> [Required task]:
Quote the records exactly, starting at the first line and stopping after the line with "ax = fig.add_axes([153/609, 98/466, 461/609, 353/466])"; skip the pictures.

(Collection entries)
****************
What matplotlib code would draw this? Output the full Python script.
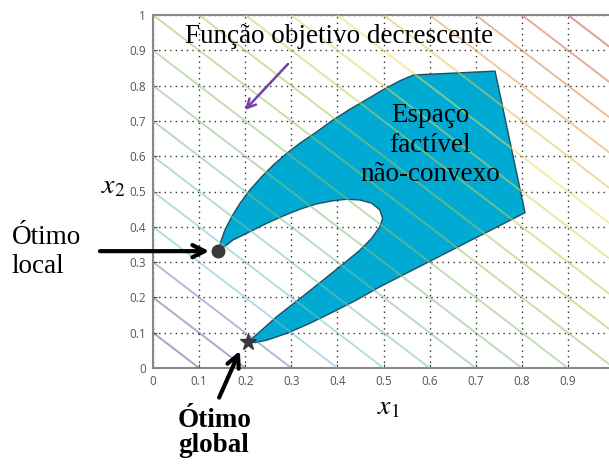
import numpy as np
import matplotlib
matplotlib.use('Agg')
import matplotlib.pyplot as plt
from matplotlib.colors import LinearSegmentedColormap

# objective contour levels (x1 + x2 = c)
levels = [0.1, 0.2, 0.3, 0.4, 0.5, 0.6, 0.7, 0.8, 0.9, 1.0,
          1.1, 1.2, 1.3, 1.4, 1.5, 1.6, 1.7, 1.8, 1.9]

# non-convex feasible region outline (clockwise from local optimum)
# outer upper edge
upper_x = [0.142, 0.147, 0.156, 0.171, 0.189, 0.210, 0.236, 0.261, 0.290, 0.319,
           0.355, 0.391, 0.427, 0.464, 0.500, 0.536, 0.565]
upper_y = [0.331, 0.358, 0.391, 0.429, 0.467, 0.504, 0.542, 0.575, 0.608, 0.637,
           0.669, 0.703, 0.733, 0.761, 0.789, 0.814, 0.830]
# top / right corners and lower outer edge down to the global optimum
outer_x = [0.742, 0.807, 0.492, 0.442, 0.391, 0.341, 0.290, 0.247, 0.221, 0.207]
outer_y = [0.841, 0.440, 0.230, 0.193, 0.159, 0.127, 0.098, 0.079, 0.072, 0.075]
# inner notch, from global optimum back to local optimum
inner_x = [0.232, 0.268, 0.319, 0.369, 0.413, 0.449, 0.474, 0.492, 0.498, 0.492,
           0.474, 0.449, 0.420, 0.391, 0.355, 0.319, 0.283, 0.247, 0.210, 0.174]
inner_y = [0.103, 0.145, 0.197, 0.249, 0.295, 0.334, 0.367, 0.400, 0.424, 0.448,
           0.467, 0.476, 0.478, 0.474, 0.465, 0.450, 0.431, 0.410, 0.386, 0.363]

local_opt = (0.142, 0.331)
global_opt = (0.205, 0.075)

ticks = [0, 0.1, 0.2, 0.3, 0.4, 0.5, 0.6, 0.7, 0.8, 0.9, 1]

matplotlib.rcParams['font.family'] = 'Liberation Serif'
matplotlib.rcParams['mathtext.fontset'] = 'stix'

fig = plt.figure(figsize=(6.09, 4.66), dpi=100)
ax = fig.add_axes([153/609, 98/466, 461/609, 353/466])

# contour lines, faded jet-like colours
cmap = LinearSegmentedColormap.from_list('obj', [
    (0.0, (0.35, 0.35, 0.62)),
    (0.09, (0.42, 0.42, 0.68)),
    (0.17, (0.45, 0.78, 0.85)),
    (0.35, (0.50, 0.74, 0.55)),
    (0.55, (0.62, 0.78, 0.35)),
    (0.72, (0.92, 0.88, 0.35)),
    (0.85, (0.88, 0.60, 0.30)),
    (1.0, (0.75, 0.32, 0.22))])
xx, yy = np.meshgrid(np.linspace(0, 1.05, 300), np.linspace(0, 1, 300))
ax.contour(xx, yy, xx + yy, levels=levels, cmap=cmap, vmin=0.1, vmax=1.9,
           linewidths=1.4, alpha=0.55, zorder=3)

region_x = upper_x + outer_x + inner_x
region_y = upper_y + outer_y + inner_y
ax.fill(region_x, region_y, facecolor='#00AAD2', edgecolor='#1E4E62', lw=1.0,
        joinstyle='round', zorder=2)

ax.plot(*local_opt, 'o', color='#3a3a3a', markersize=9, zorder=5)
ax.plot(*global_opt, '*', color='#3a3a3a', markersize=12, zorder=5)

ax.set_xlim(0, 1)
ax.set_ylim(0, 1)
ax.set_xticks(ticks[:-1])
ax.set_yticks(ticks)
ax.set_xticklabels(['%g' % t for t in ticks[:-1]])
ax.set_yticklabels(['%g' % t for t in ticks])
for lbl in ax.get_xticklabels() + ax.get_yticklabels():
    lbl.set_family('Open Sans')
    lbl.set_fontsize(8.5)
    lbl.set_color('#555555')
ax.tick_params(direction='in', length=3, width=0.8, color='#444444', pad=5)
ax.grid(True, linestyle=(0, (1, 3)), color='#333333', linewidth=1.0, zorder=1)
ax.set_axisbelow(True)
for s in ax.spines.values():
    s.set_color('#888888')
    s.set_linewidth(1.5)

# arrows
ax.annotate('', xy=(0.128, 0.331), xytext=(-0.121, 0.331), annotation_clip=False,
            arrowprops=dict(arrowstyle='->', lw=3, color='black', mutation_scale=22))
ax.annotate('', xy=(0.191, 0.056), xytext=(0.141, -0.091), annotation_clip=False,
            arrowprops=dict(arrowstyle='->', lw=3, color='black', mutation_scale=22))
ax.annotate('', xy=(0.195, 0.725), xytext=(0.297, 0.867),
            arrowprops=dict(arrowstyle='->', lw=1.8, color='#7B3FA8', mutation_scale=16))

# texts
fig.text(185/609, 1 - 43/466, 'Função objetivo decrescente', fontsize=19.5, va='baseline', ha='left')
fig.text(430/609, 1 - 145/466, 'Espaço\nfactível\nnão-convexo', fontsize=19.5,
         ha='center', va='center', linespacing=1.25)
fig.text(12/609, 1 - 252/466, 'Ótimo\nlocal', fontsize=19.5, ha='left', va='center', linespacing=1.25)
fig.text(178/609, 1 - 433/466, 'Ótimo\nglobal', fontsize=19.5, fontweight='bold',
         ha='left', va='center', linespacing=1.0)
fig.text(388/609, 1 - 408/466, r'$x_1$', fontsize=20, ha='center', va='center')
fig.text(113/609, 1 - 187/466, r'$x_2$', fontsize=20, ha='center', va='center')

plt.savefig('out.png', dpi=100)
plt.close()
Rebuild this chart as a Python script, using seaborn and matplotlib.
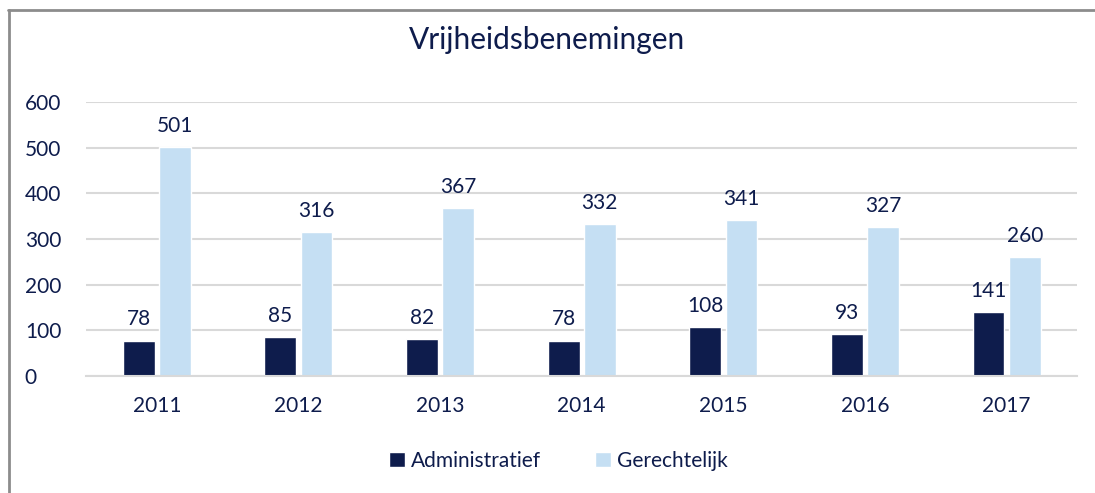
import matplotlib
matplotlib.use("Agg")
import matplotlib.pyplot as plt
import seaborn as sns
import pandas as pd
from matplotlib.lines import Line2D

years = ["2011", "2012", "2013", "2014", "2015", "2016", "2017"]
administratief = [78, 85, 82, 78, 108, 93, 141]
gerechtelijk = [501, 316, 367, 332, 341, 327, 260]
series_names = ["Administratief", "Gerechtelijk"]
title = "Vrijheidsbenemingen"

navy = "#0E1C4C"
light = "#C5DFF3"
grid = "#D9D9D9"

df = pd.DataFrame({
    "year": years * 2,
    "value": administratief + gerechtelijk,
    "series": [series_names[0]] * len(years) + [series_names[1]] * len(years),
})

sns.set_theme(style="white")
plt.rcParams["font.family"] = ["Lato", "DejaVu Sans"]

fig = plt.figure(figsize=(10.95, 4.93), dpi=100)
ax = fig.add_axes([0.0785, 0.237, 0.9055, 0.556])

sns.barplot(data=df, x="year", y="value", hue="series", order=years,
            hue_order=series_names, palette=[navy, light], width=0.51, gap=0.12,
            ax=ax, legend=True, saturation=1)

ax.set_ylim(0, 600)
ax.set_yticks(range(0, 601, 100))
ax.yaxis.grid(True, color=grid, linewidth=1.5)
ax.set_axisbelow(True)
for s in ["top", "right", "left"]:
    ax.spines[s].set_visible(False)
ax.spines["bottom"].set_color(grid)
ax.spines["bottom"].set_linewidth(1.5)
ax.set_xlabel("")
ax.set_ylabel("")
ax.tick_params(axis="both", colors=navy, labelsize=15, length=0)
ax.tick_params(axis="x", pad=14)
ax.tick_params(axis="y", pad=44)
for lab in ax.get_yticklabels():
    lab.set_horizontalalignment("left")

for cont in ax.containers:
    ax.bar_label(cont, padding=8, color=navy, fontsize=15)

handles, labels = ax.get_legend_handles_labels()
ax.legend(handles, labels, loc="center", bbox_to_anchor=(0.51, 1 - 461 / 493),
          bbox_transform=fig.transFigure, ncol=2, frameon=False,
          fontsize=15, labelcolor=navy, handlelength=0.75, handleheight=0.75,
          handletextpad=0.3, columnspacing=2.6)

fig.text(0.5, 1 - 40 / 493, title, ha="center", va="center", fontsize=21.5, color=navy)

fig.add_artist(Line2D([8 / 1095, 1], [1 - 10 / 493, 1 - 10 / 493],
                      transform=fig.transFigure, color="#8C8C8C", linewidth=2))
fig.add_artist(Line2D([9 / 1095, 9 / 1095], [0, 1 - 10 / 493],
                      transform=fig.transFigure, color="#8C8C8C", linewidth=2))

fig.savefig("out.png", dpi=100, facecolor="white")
****************
> [Exercise response]:
What matplotlib code would draw this? Output the full Python script.
import numpy as np
import matplotlib
matplotlib.use('Agg')
import matplotlib.pyplot as plt
from matplotlib.colors import LinearSegmentedColormap

# objective contour levels (x1 + x2 = c)
levels = [0.1, 0.2, 0.3, 0.4, 0.5, 0.6, 0.7, 0.8, 0.9, 1.0,
          1.1, 1.2, 1.3, 1.4, 1.5, 1.6, 1.7, 1.8, 1.9]

# non-convex feasible region outline (clockwise from local optimum)
# outer upper edge
upper_x = [0.142, 0.147, 0.156, 0.171, 0.189, 0.210, 0.236, 0.261, 0.290, 0.319,
           0.355, 0.391, 0.427, 0.464, 0.500, 0.536, 0.565]
upper_y = [0.331, 0.358, 0.391, 0.429, 0.467, 0.504, 0.542, 0.575, 0.608, 0.637,
           0.669, 0.703, 0.733, 0.761, 0.789, 0.814, 0.830]
# top / right corners and lower outer edge down to the global optimum
outer_x = [0.742, 0.807, 0.492, 0.442, 0.391, 0.341, 0.290, 0.247, 0.221, 0.207]
outer_y = [0.841, 0.440, 0.230, 0.193, 0.159, 0.127, 0.098, 0.079, 0.072, 0.075]
# inner notch, from global optimum back to local optimum
inner_x = [0.232, 0.268, 0.319, 0.369, 0.413, 0.449, 0.474, 0.492, 0.498, 0.492,
           0.474, 0.449, 0.420, 0.391, 0.355, 0.319, 0.283, 0.247, 0.210, 0.174]
inner_y = [0.103, 0.145, 0.197, 0.249, 0.295, 0.334, 0.367, 0.400, 0.424, 0.448,
           0.467, 0.476, 0.478, 0.474, 0.465, 0.450, 0.431, 0.410, 0.386, 0.363]

local_opt = (0.142, 0.331)
global_opt = (0.205, 0.075)

ticks = [0, 0.1, 0.2, 0.3, 0.4, 0.5, 0.6, 0.7, 0.8, 0.9, 1]

matplotlib.rcParams['font.family'] = 'Liberation Serif'
matplotlib.rcParams['mathtext.fontset'] = 'stix'

fig = plt.figure(figsize=(6.09, 4.66), dpi=100)
ax = fig.add_axes([153/609, 98/466, 461/609, 353/466])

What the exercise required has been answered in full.